Determination of methicillin-resistance in Staphylococcus aureus by agar dilution and disc diffusion methods

Abstract
Four-hundred and seventy-six isolates of Staphylococcus aureus from patients in Hong Kong were tested for methicillin-resistance by agar dilution and disc diffusion methods, using heavy inocula. With Mueller-Hinton agar incubated at 30°C for 24 h, 216 (MRSA) isolates were resistant to 8 mg/l of methicillin and grew up to the edge of a 10 μg methicillin disc, and 260 strains were susceptible to ≥ 4 mg/l methicillin and produced inhibition zones of at least 20 mm diameter.
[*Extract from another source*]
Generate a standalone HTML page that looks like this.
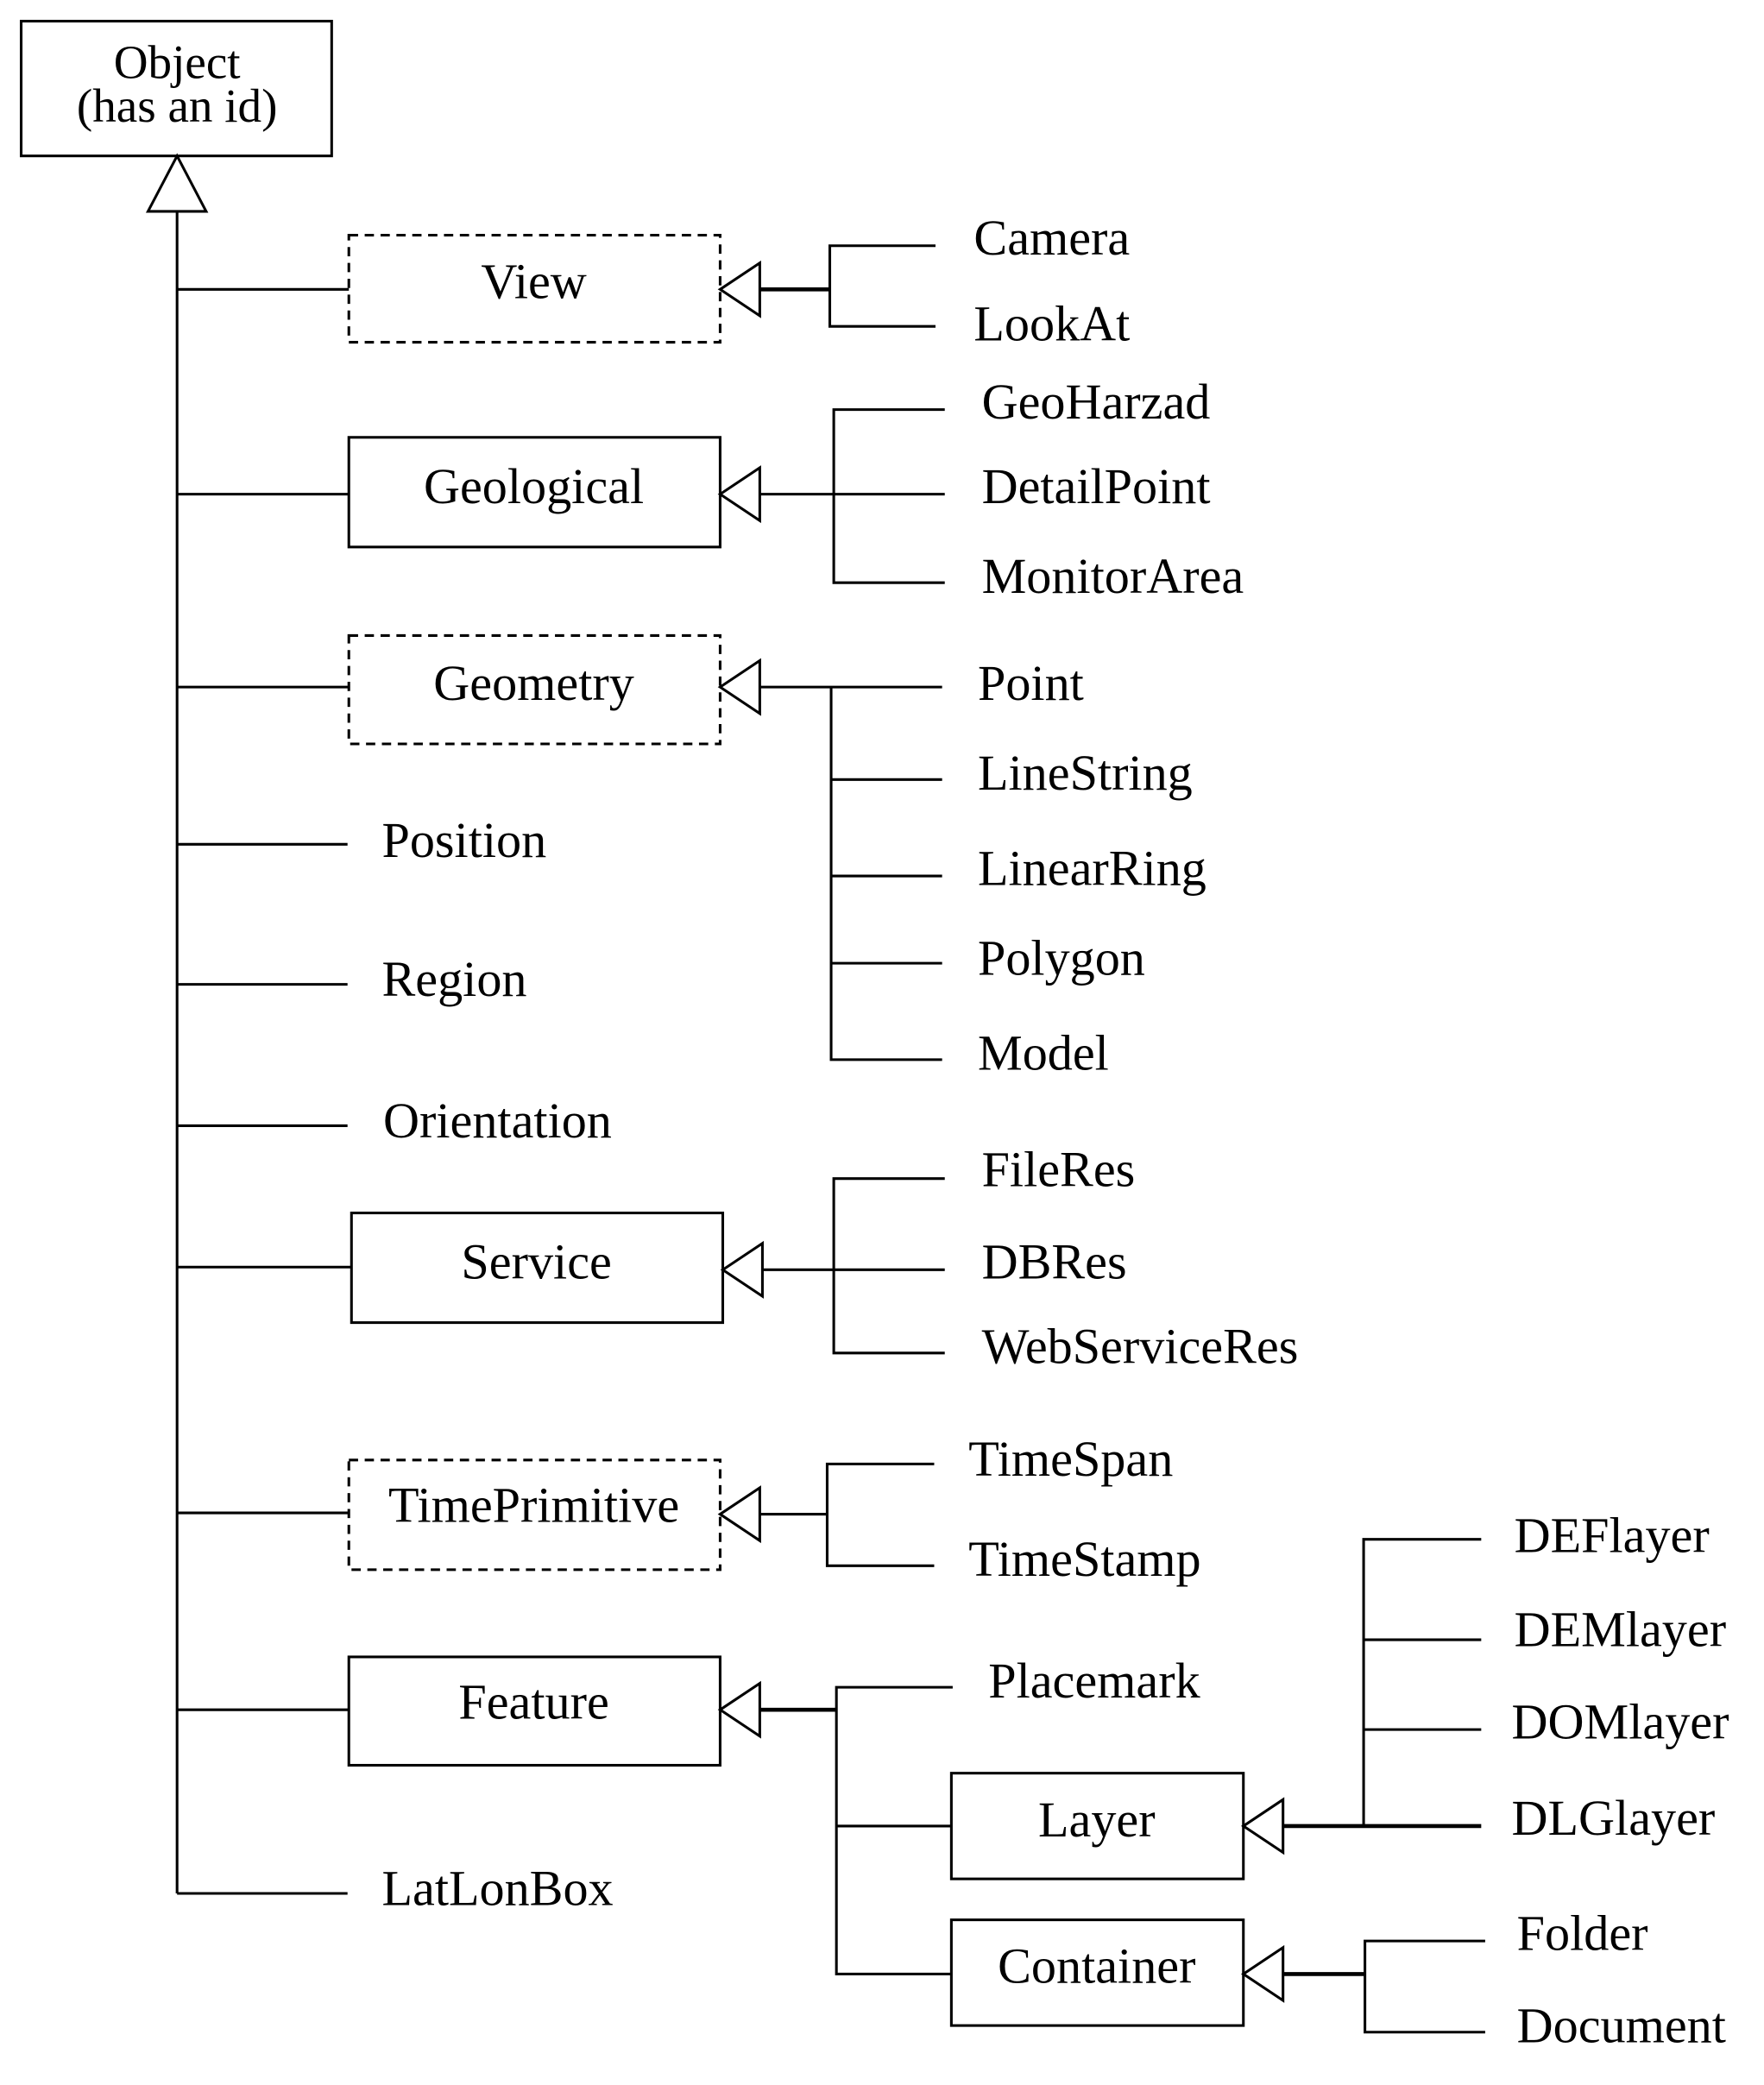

Incubation for 48 h, the addition of sodium chloride, or the use of a 5 μg disc had little effect on these results, but a significant number of MRSA strains produced inhibition zones when disc diffusion tests were incubated at 35°C, and many sensitive strains showed scanty growth on salt-containing agar at high methicillin concentrations in agar dilution tests. Iso-Sensitest agar did not appear to support the growth of the minority resistant populations of MRSA unless supplemented with menadione and thiamine, and even with supplemented Iso-Sensitest medium a few presumptively resistant strains appeared methicillin-sensitive in both disc diffusion and agar dilution tests.